HTTPS serving port — mTLS-protected API traffic
Health port — plaintext liveness/readiness probes
Metrics port — plaintext Prometheus scrape target

Certificate rotation is handled automatically when tls.mode: hook is set, or delegated to cert-manager. See Monitoring for port details and probe configuration.

SDK config hot-reload¶

The Kubernaut Agent SDK config (LLM model, endpoint, API key, toolset settings) now supports hot-reload via fsnotify. Active investigations pin a config snapshot at session start, so in-flight work is unaffected. Provider-level settings (llm.provider, OAuth2 credentials) still require a pod restart.

Expanded LLM provider support¶

The Kubernaut Agent now supports Vertex AI, OpenAI, Anthropic, Bedrock, Ollama, and additional providers via LangChainGo.

Effectiveness Monitor improvements¶

maxConcurrentReconciles for parallel EA processing
Configurable connectionTimeout, prometheusLookback, and scrapeInterval
Clarified stabilization window semantics (EM-internal vs RO-configured EA.spec)

See Effectiveness for configuration details.

Notification coverage¶

Block reasons and terminal failure states now produce notifications (BR-ORCH-036), closing gaps where operators were not informed of remediation failures.

Prometheus metric rename¶

Kubernaut Agent metrics have been renamed from the legacy holmesgpt_* namespace to aiagent_api_*. Update any Prometheus queries, alerting rules, or dashboards that reference the old metric names. See Monitoring for the current metric reference.

New notification types¶

v1.3 introduces additional notification types that may require routing configuration updates:

Escalation notifications for trust-ladder escalation events
StatusUpdate notifications for transient block conditions
ManualReview notifications now split by review-source for finer routing control

Data persistence¶

Comprehensive schema documentation rewritten from the live v1.3 database, including enrichment tables, metric baselines, and updated entity-relationship diagrams.

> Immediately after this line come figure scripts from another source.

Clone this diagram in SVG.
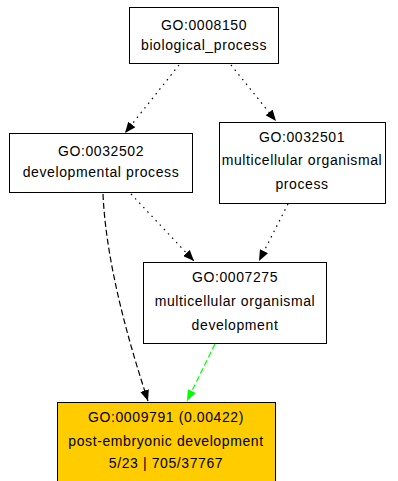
<svg xmlns="http://www.w3.org/2000/svg" width="398" height="481" viewBox="0 0 398 481">
<style>
.box{fill:#fff;stroke:#000;stroke-width:1}
.hit{fill:#FFCC00;stroke:#000;stroke-width:1}
text{font-family:"Liberation Sans",Arial,sans-serif;font-size:14px;letter-spacing:0.6px;fill:#000;text-anchor:middle}
.dot{fill:none;stroke:#000;stroke-width:1.2;stroke-dasharray:1.5,4.5}
.dash{fill:none;stroke:#000;stroke-width:1.2;stroke-dasharray:6,3}
.gdash{fill:none;stroke:#00FF00;stroke-width:1.2;stroke-dasharray:6,3}
</style>
<defs>
<marker id="ab" markerUnits="userSpaceOnUse" markerWidth="11" markerHeight="9" refX="11" refY="4.5" orient="auto"><path d="M0,0 L11,4.5 L0,9 z" fill="#000"/></marker>
<marker id="ag" markerUnits="userSpaceOnUse" markerWidth="11" markerHeight="9" refX="11" refY="4.5" orient="auto"><path d="M0,0 L11,4.5 L0,9 z" fill="#00FF00"/></marker>
</defs>
<rect width="398" height="481" fill="#fff"/>
<g id="edges">
<path class="dot" d="M179,65 L125,133" marker-end="url(#ab)"/>
<path class="dot" d="M231,65 L276,121" marker-end="url(#ab)"/>
<path class="dot" d="M131,194 L194,261" marker-end="url(#ab)"/>
<path class="dot" d="M288,204 L259,261" marker-end="url(#ab)"/>
<path class="dash" d="M103,194 C106,262 128,340 148,401" marker-end="url(#ab)"/>
<path class="gdash" d="M215,344 L187,401" marker-end="url(#ag)"/>
</g>
<g id="n0008150">
<rect class="box" x="129.5" y="7.5" width="149" height="56"/>
<text x="204" y="30">GO:0008150</text>
<text x="204" y="50">biological_process</text>
</g>
<g id="n0032502">
<rect class="box" x="9.5" y="133.5" width="183" height="59"/>
<text x="101" y="156">GO:0032502</text>
<text x="101" y="177">developmental process</text>
</g>
<g id="n0032501">
<rect class="box" x="219.5" y="122.5" width="166" height="81"/>
<text x="302" y="142">GO:0032501</text>
<text x="302" y="165">multicellular organismal</text>
<text x="302" y="189">process</text>
</g>
<g id="n0007275">
<rect class="box" x="143.5" y="262.5" width="183" height="81"/>
<text x="235" y="282">GO:0007275</text>
<text x="235" y="306">multicellular organismal</text>
<text x="235" y="330">development</text>
</g>
<g id="n0009791">
<rect class="hit" x="57.5" y="402.5" width="218" height="80"/>
<text x="166" y="422">GO:0009791 (0.00422)</text>
<text x="166" y="446">post-embryonic development</text>
<text x="166" y="468">5/23 | 705/37767</text>
</g>
</svg>
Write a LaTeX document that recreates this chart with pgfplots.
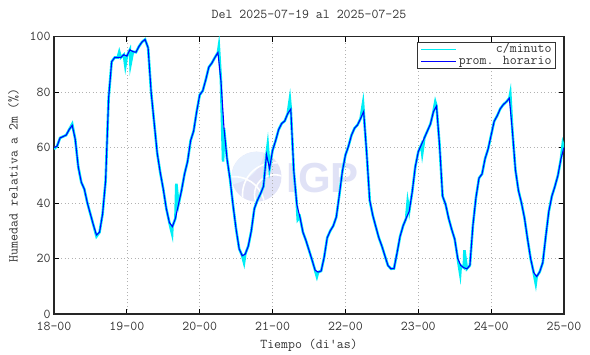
\documentclass[border=0pt]{standalone}
\usepackage{fontspec}
\usepackage{pgfplots}
\pgfplotsset{compat=1.18}
\usepackage{pgfplotstable}
\newfontfamily\igpfont{Liberation Sans}
\definecolor{cyanline}{RGB}{0,238,245}
\definecolor{legcyan}{RGB}{150,250,250}
\definecolor{blueline}{RGB}{0,0,255}
\definecolor{wm}{RGB}{224,226,246}
\definecolor{wmlight}{RGB}{232,240,253}
\newcommand{\chartfont}{\ttfamily\fontsize{13.5bp}{16bp}\selectfont}

\pgfplotstableread{
h v
0 60
1 60.5
2 63.5
3 64
4 64.5
5 66.5
6 68
7 63
8 53
9 47.5
10 45
11 40
12 36
13 32
14 28.5
15 29.5
16 36
17 48
18 78
19 91
20 92.5
21 92.5
22 92.5
23 93.5
24 93
25 95.3
26 94.6
27 94.4
28 96.5
29 98.1
30 99
31 96
32 80
33 69
34 58
35 51
36 45
37 38
38 33
39 31.5
40 34.5
41 39.5
42 44.5
43 50.5
44 55
45 62.5
46 66
47 73
48 79
49 80.5
50 84.5
51 89
52 90.5
53 92.5
54 94.3
55 84
56 67
57 56
58 48.5
59 39
60 30.5
61 23.5
62 21
63 21.6
64 24.5
65 30
66 38
67 41
68 43.3
69 46
70 57.5
71 52.5
72 59
73 62.5
74 66.5
75 68.7
76 69.6
77 72.3
78 73.9
79 51.5
80 39.4
81 35
82 29.5
83 26.5
84 23
85 19.5
86 15.8
87 15.1
88 15.5
89 20.5
90 27.5
91 30
92 31.8
93 35
94 43
95 51.5
96 57.3
97 60.5
98 64.5
99 67
100 68.2
101 70.5
102 73
103 58
104 41
105 35.6
106 31.5
107 27.5
108 24.5
109 21
110 17.5
111 16.3
112 16.4
113 22
114 28
115 31.8
116 34.5
117 37
118 44
119 53
120 58.5
121 61
122 63.5
123 66
124 68.5
125 73
126 75
127 61
128 42.5
129 39.5
130 34.5
131 30.5
132 27
133 20
134 17.5
135 16.7
136 16.3
137 17.5
138 32
139 42
140 49
141 50.5
142 56
143 59.5
144 64.5
145 69.5
146 71.5
147 74
148 75.5
149 76.5
150 77.8
151 66
152 52
153 44.5
154 40
155 34.5
156 27
157 20
158 15
159 13.5
160 15.2
161 18.5
162 28
163 37
164 42.5
165 46
166 50
167 56
168 60
}\hourly

\pgfplotstableread{
h v
0 59.5
1 60.5
2 63.5
3 64
4 64.5
5 66.5
6 68.5
7 63
8 53
9 47.5
10 45
11 40
12 36
13 32
14 28
15 29.5
16 36
17 48
18 78
19 91
20 92.5
21 92.5
21.5 94.5
22 92.5
23 93.5
23.5 89.5
24 93
25 95.3
25.2 90
26 94.6
27 94.4
28 96.5
29 98.1
30 99
31 96
32 80
33 69
34 58
35 51
36 45
37 38
38 33
38.9 29
39 31.5
40 34.5
40.3 47
41 39.5
42 44.5
43 50.5
44 55
45 62.5
46 66
47 73
48 79
49 80.5
50 84.5
51 89
52 90.5
53 92.5
54 94.3
54.3 96.5
55 84
55.7 55
56 67
57 56
58 48.5
59 39
60 30.5
61 23.5
62 21
62.6 18.5
63 21.6
64 24.5
65 30
66 38
67 41
68 43.3
69 46
70 57.5
70.4 61
71 52.5
72 59
73 62.5
74 66.5
75 68.7
76 69.6
77 72.3
77.7 77.5
78 73.9
79 51.5
80 39.4
80.3 34
81 35
82 29.5
83 26.5
84 23
85 19.5
86 15.8
86.6 13.5
87 15.1
88 15.5
89 20.5
90 27.5
91 30
92 31.8
93 35
94 43
95 51.5
96 57.3
97 60.5
98 64.5
99 67
100 68.2
101 70.5
101.8 76
102 73
103 58
104 41
105 35.6
106 31.5
107 27.5
108 24.5
109 21
110 17.5
111 16.3
112 16.4
113 22
114 28
115 31.8
116 34.5
116.5 40.5
117 37
118 44
119 53
120 58.5
121 61
121.3 58
122 63.5
123 66
124 68.5
125 73
125.6 76.5
126 75
127 61
128 42.5
129 39.5
130 34.5
131 30.5
132 27
133 20
133.8 14.5
134 17.5
135 16.7
135.2 23
136 16.3
137 17.5
138 32
139 42
140 49
141 50.5
142 56
143 59.5
144 64.5
145 69.5
146 71.5
147 74
148 75.5
149 76.5
150 77.8
150.3 79.5
151 66
152 52
153 44.5
154 40
155 34.5
156 27
157 20
158 15
158.7 11
159 13.5
160 15.2
161 18.5
162 28
163 37
164 42.5
165 46
166 50
167 56
167.6 61.5
168 60
}\minute

\begin{document}
\begin{tikzpicture}[font=\chartfont]
% watermark (background, drawn before the axis)
\begin{scope}[shift={(202.5bp,137.3bp)}]
  \fill[wm] (0,0) circle[radius=25bp];
  \begin{scope}
    \clip (0,0) circle[radius=25bp];
    \fill[wmlight] (-30bp,30bp) circle[radius=38bp];
    \draw[white, line width=1.6bp] (18bp,-18bp) circle[radius=20bp];
    \draw[white, line width=1.6bp] (18bp,-18bp) circle[radius=32bp];
    \draw[white, line width=1.6bp] (-22bp,-30bp) circle[radius=30bp];
  \end{scope}
\end{scope}
\node[text=wm, font=\igpfont\bfseries\fontsize{42bp}{42bp}\selectfont] at (268.8bp,136.4bp) {IGP};
\begin{axis}[
  at={(0,0)}, anchor=south west,
  scale only axis, width=510bp, height=277.3bp,
  xmin=0, xmax=168, ymin=0, ymax=100,
  xtick={0,24,48,72,96,120,144,168},
  xticklabels={18-00,19-00,20-00,21-00,22-00,23-00,24-00,25-00},
  ytick={0,20,40,60,80,100},
  grid=major,
  major grid style={gray!60, line width=0.5bp, dash pattern=on 1bp off 2.5bp},
  tick align=inside, major tick length=5bp,
  tick style={black, line width=0.9bp},
  axis line style={black!85, line width=1.2bp},
  /pgf/number format/assume math mode=true,
  every tick label/.append style={font=\chartfont, text=black!80},
  xticklabel style={anchor=base, yshift=-17bp},
  title={Del 2025-07-19 al 2025-07-25},
  title style={at={(axis description cs:0.5,1)}, anchor=base, yshift=12.7bp, font=\chartfont, text=black!80},
  xlabel={Tiempo (di'as)},
  xlabel style={at={(axis description cs:0.5,-0.112)}, anchor=center, font=\chartfont, text=black!80},
  ylabel={Humedad relativa a 2m (\%)},
  ylabel style={at={(axis description cs:-0.0794,0.5)}, anchor=center, font=\chartfont, text=black!80},
  legend style={at={(axis description cs:0.984,0.981)}, anchor=north east,
    draw=black!80, line width=0.6bp, fill=white, font=\chartfont,
    inner xsep=4bp, inner ysep=1bp, row sep=0bp, column sep=2bp,
    nodes={inner sep=0pt, text height=9bp, text depth=3bp, text=black!80}},
  legend cell align=right,
  legend image code/.code={\draw[#1, line width=1bp] (0bp,0bp) -- (35bp,0bp);},
]
\addplot[cyanline, line width=2.6bp] table[x=h,y=v]{\minute};
\addlegendentry{c/minuto}
\addplot[blueline, line width=1.1bp] table[x=h,y=v]{\hourly};
\addlegendentry{prom. horario}
\end{axis}
\path (-54bp,-40bp) rectangle (536bp,314bp);
\end{tikzpicture}
\end{document}
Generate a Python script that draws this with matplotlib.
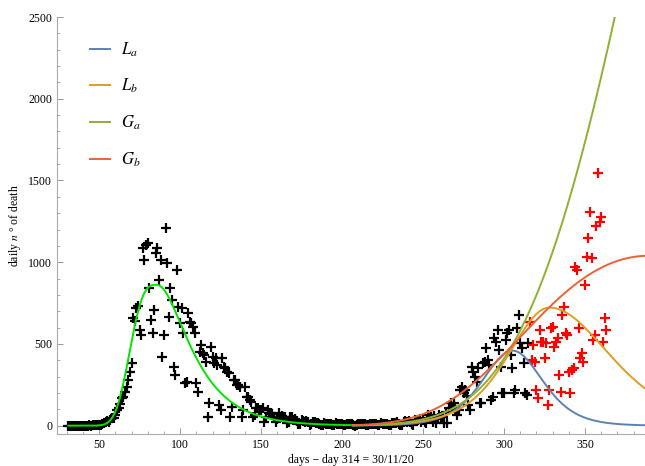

Feature enrichments and metrics¶

New documentation for feature enrichment pipeline stages and the notification metrics design decision (DD-METRICS-001).

v1.2¶

Per-workflow ServiceAccount and RBAC¶

Each workflow execution now runs under its own ServiceAccount with a dedicated TokenRequest. This replaces the shared SA model from v1.1 and provides fine-grained RBAC isolation per remediation workflow.

Declarative workflow catalog¶

The workflow catalog has moved from OCI-containerized workflow bundles to declarative RemediationWorkflow CRDs with category and label-based matching plus confidence scoring.

Effectiveness and notification pipeline¶

Updated effectiveness assessment configuration, notification routing semantics, and EM config key alignment.

DataStorage, audit, and monitoring¶

Updated data access patterns, audit event documentation, and monitoring metric names.

Signal Processing and Gateway¶

Rego policy entrypoint corrections, gateway label contract updates, and investigation tier-1 semantics fixes.

v1.1¶

Initial documented release of Kubernaut.

CRD-based microservices architecture with the full six-stage remediation pipeline
Prometheus AlertManager and Kubernetes Event ingestion
LLM-powered root cause analysis with Kubernetes inspection tools
Remediation execution via Kubernetes Jobs, Tekton Pipelines, or Ansible (AWX/AAP)
Effectiveness assessment with four-dimensional scoring
Human approval gates via RemediationApprovalRequest CRDs
Rego-based policy evaluation for signal processing and approval
Multichannel notifications (Slack, console, log, file)
Full audit trail with 7-year retention and CRD reconstruction
ActionType and RemediationWorkflow CRD registration via Auth Webhook
Alert decay detection (DD-EM-003)
Resource lock persistence with deterministic naming (DD-WE-003)

v1.0¶

End-of-life. No longer documented or supported.